Dataset records
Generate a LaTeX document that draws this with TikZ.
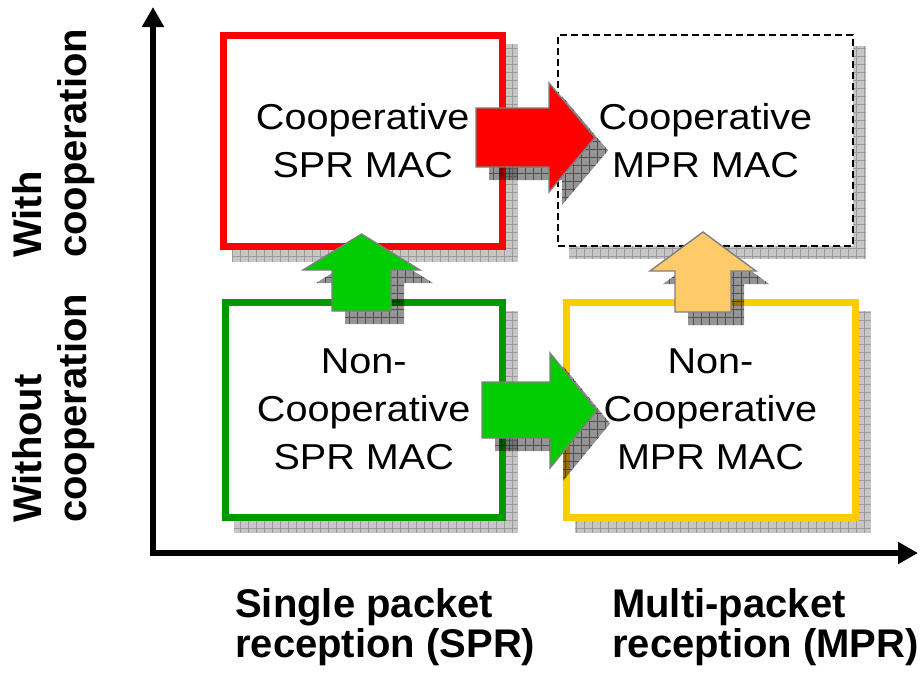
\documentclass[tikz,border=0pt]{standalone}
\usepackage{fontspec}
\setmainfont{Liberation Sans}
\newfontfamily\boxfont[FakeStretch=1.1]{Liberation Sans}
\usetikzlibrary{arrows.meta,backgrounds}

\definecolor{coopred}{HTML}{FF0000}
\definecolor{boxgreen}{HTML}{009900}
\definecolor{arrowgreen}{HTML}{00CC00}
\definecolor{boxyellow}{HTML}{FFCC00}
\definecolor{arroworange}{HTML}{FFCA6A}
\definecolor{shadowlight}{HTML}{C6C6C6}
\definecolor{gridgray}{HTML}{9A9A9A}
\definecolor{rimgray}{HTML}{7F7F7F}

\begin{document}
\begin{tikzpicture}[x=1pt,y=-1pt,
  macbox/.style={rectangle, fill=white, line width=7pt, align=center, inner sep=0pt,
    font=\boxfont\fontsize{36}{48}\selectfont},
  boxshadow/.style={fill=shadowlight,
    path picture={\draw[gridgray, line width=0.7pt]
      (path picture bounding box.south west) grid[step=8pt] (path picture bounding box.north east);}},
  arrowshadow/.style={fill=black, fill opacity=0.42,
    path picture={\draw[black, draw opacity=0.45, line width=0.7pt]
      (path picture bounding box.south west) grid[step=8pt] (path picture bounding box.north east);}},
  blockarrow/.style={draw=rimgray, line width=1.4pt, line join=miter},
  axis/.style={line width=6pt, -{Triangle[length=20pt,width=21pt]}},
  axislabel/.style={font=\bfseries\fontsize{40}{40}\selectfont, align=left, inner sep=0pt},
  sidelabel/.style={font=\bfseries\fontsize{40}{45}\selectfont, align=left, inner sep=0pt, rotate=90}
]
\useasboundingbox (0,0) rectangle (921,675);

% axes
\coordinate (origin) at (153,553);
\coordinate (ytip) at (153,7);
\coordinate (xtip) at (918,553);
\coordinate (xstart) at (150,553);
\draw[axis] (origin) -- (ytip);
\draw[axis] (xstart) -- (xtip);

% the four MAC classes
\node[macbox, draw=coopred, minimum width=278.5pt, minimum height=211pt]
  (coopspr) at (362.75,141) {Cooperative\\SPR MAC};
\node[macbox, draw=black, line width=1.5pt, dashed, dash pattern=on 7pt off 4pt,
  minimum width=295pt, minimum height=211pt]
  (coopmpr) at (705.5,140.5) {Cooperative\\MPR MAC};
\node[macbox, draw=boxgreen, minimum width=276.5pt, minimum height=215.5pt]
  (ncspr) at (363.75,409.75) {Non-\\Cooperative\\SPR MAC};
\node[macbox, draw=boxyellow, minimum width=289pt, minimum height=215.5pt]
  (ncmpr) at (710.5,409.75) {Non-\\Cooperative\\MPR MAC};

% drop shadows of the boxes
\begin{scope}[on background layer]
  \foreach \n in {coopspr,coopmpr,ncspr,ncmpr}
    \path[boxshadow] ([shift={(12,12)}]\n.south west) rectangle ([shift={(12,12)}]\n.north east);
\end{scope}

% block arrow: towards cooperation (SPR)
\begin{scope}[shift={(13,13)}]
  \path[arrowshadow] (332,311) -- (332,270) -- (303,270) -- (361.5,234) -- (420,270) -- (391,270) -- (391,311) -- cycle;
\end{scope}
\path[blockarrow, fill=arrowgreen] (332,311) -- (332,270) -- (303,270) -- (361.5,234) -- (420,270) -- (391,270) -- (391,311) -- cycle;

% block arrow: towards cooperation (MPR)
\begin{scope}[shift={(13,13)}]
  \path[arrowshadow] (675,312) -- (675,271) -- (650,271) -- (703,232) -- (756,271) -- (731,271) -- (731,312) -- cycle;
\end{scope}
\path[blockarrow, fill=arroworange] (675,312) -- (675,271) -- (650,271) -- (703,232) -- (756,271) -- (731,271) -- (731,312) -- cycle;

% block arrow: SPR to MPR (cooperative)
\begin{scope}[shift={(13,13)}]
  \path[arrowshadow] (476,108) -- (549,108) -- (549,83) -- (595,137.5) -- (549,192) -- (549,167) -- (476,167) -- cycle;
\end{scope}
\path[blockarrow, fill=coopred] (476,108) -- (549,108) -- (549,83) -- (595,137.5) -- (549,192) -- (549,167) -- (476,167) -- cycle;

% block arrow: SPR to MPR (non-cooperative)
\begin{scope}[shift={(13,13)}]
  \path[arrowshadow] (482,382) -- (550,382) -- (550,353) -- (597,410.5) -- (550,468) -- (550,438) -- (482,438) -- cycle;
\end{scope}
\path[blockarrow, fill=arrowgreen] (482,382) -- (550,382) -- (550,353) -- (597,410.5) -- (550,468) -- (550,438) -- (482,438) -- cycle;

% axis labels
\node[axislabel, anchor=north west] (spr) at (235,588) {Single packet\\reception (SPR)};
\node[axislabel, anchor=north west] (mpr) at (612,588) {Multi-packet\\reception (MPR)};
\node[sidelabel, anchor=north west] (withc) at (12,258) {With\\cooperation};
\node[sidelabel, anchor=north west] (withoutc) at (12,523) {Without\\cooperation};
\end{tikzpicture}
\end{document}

...

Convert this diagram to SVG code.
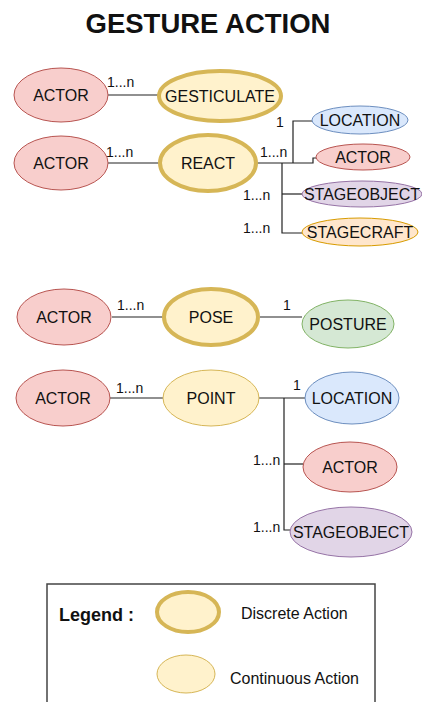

Written exercise
Extract, from the material above, each line holding the word "this".

Response
Generate a LaTeX document that draws this with TikZ.
Convert this diagram to SVG code.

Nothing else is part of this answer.